This week, all eyes are on South Carolina as the Palmetto State votes on Saturday in the next Republican presidential primary contest. Jobs and the economy are rightly being debated by the entire political spectrum.
It’s not the first time in the past year that South Carolina has been center stage when it comes to jobs in a country struggling to get back on its feet. Last year, the Obama Administration took aim at Boeing when the Seattle-based company sought to build a new assembly plant in Charleston, South Carolina, in order to produce the 787 Dreamliner. Enter the National Labor Relations Board (NLRB), which filed a complaint against Boeing alleging that the company decided to build the plant in South Carolina out of retaliation for union strikes at its Washington state facilities.
At the center of the issue was the fact that South Carolina is one of 22 right-to-work states, meaning that workers there have the freedom to decide whether to join a union or not. Right-to-work laws block companies from firing workers for not paying union dues, thereby protecting employees’ right to work regardless of their support for unions. In the case of Boeing, the Obama Administration — by way of the NLRB — sought to prevent the company from making fundamental decisions about where to do business, all because it wanted to open a plant in a right-to-work state. (Ultimately, the NLRB dropped the case after union negotiators reached a deal that benefited their members in a union state.)
Big labor, of course, abhors right-to-work laws because they threaten unions’ ironclad grip on employees — along with the dues they are forced to pay and the resulting political buying power the unions amass. (By some estimates, unions spent some $400 million in the last presidential election.) However, right-to-work laws have positive effects for states where they are adopted — in short, they bring much-needed jobs and investment. James Sherk, senior policy analyst in labor economics at The Heritage Foundation, explains:
Businesses want to know that, if they treat their workers well, unions will leave them alone. Right-to-work makes that more likely — and businesses notice. Studies show right-to-work laws are a major factor in business location decisions. It was no accident that Boeing built its new 787 assembly line in right-to-work South Carolina. Neither was it coincidence that most new auto plants have been built in right-to-work states. More investment means more jobs.
Consider two counties that border each other across a state line, one in a right-to-work state and the other not. These counties have similar economic conditions, similar demographics, and similar climates. But the county in the right-to-work state has an average of one-third more manufacturing jobs. Right-to-work laws encourage investment and job creation.
Not surprisingly, other states are looking to follow in South Carolina’s footsteps. Indiana’s legislature is debating whether to make its state right-to-work, and legislators in Maine and Michigan have introduced right-to-work bills. They undoubtedly see the benefit of making their states more competitive and freeing employees to make decisions about whether or not to support unions.

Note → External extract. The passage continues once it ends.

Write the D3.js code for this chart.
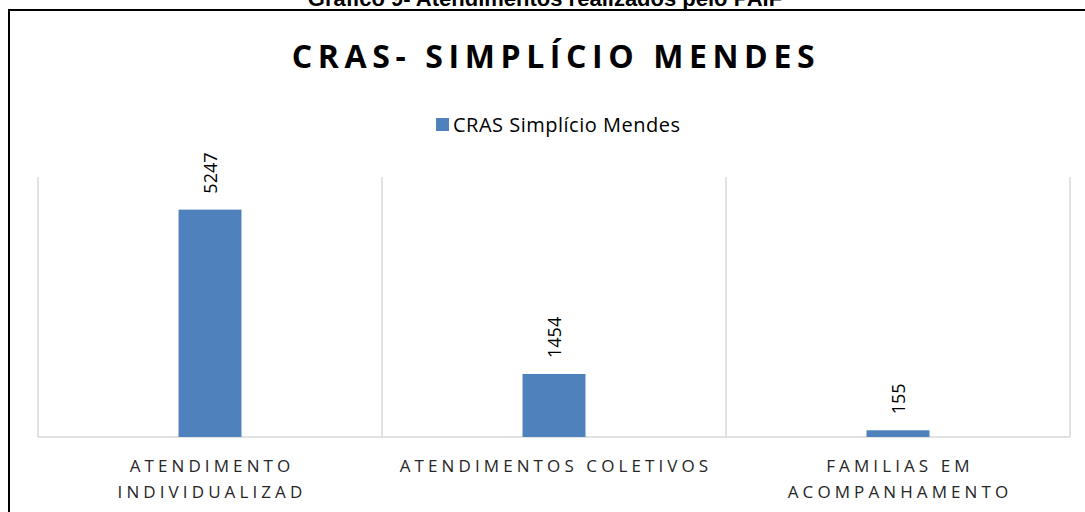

But that movement flies directly in the face of the Administration’s big labor agenda. Earlier this month, the President flagrantly ignored the Constitution by making three illegal appointments to the NLRB — an act that Heritage’s Edwin Meese III and Todd Gaziano described as a “tyrannical abuse of power.” Sherk explains that unions are looking to the NLRB to boost their ranks amid flagging support — just one in 10 nonunion workers wants to join a union.
Given unions’ decreasing power — and the political debt that is owed to them — it’s not surprising that the NLRB took aim at right-to-work South Carolina or that the President flouted the law in order to make pro-labor appointments. Instead of promoting job growth, the left is promoting its political allies. Meanwhile, America’s unemployed workers are suffering the consequences of a ruling class that is putting unions’ special interests ahead of laborers.